Antidepressants Prescribed Without Psychiatric Diagnosis

Study Documents Rise in Use of Antidepressants From Non-Psychiatric Illnesses
By
WebMD Health News
Pills lying on prescription pad

Aug 4, 2011 -- Antidepressants may be increasingly prescribed by non-psychiatrists to treat medical disorders in the absence of a psychiatric diagnosis.

The proportion of non-psychiatrist doctor visits where antidepressants were prescribed without a documented psychiatric diagnosis increased from 59.5% to 72.7% between 1996 and 2007, according to a new study in Health Affairs.

Experts not affiliated with the study are quick to caution that there are many possible, and plausible, explanations for what seems to be an uptick, and that depression remains largely underdiagnosed and undertreated in the U.S.

In the study, researchers analyzed antidepressant prescriptions written for adults aged 18 and older from 1996 to 2007 during office-based doctors’ visits. In 1996, 2.5% of all visits to non-psychiatrists resulted in an antidepressant prescription. In 2007, that increased to 6.4%. Antidepressant prescriptions from primary care doctors for nonpsychiatric disorders increased from 3.1% to 7.1% during the study period. Many of these patients were listed as having general medical conditions such as diabetes, heart disease, or nonspecific pain symptoms.

 

Are Non-Psychiatrists Doling Out Antidepressants?

By contrast, antidepressants prescribed by non-psychiatrist doctors for psychiatric diagnoses only increased from 1.7% to 2.4% from 1996 to 2007, the study showed.

“We need to better understand the causes for increased prescription of antidepressants without a psychiatric diagnosis in the general medical settings,” study author Ramin Mojtabai, MD, PhD, MPH, an associate professor in department of mental health at Johns Hopkins Bloomberg School of Public Health in Baltimore, says in an email.

“What we are observing is that Americans are increasingly viewing psychiatric medications as a solution for a wide range of social and interpersonal problems and for dealing with daily stress [and] general medical providers appear to be going along with this trend,” he says.

Although the findings suggest that these medications may be overly prescribed, depression and anxiety disorders are still underdiagnosed and undertreated, he says. “The irony is that many patients with major depression or anxiety disorders who could potentially benefit from treatment with antidepressant medications do not receive these treatments,” Mojtabai says.

The solution, he says, involves both clinician and patient education regarding the appropriate treatment with antidepressants.

Mojtabai’s co-author, Mark Olfson, MD, a professor of clinical psychiatry at the College of Physicians and Surgeons of Columbia University and a research psychiatrist at New York State Psychiatric Institute, both in New York City, says that the new findings “raise concerns about inappropriate use of antidepressants.”

But the data only provide a snapshot, he says. “It is possible that these individuals have a history of depression or other mental health issues that led to the prescription but may not be documented in this visit,” he says.

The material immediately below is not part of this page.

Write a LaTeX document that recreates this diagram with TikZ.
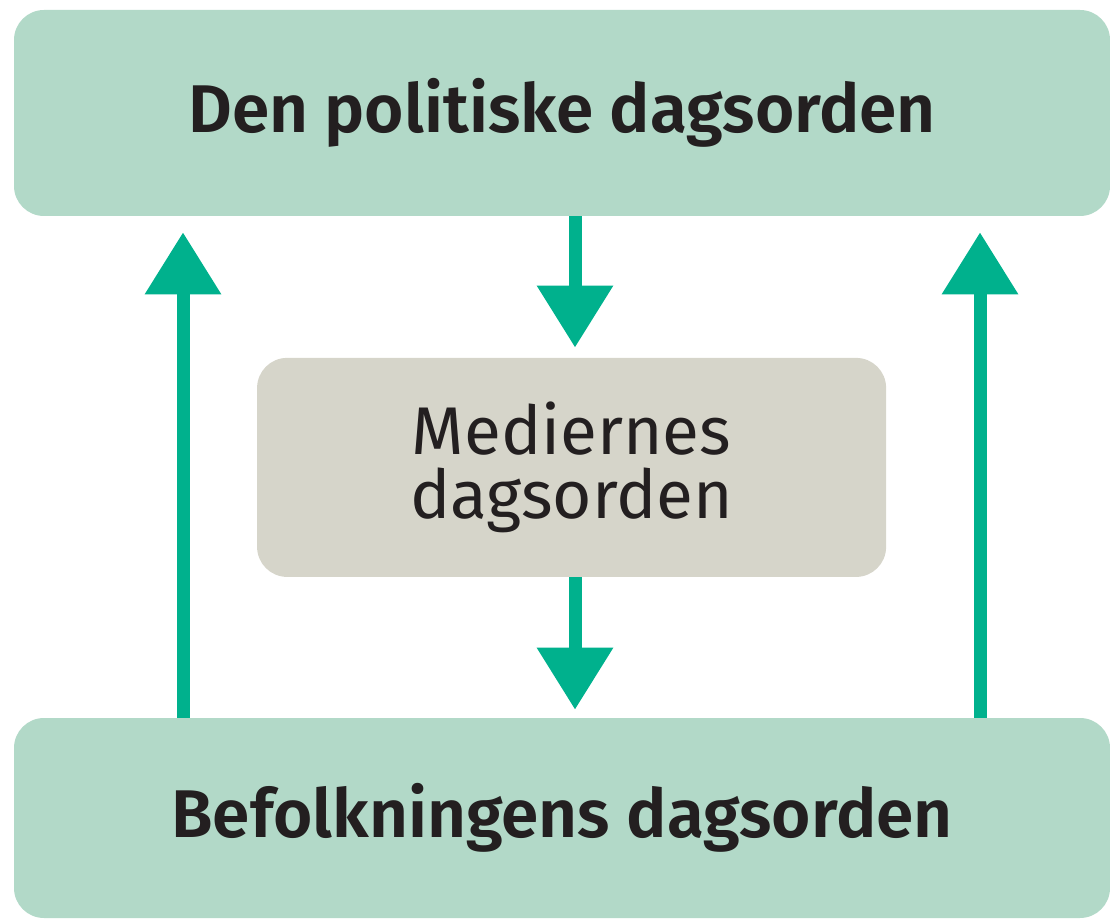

The findings may also speak to our fragmented health care system, Olfson says. “If you are in a situation where you receive medicine from one doctor and see another doctor for counseling, make sure the two are communicating,” he says. “The more coordinated the care, the more focused and effective the treatment will be. Medications and counseling are more powerful together than either one alone.”

Peter D. Kramer, MD, a psychiatrist at Brown University in Providence, R.I., and the author of several books, including Listening to Prozac, says that the study asks more questions than it answers.

“This is a chart review so the question is, ‘Are the findings documenting inappropriate prescribing or inappropriate charting?’” he says.

“Most people are treated outside of specialty, and there have been very extensive efforts to educate the primary care community about depression, and it's hard to say whether this study shows the success of this effort or the failure,” he says.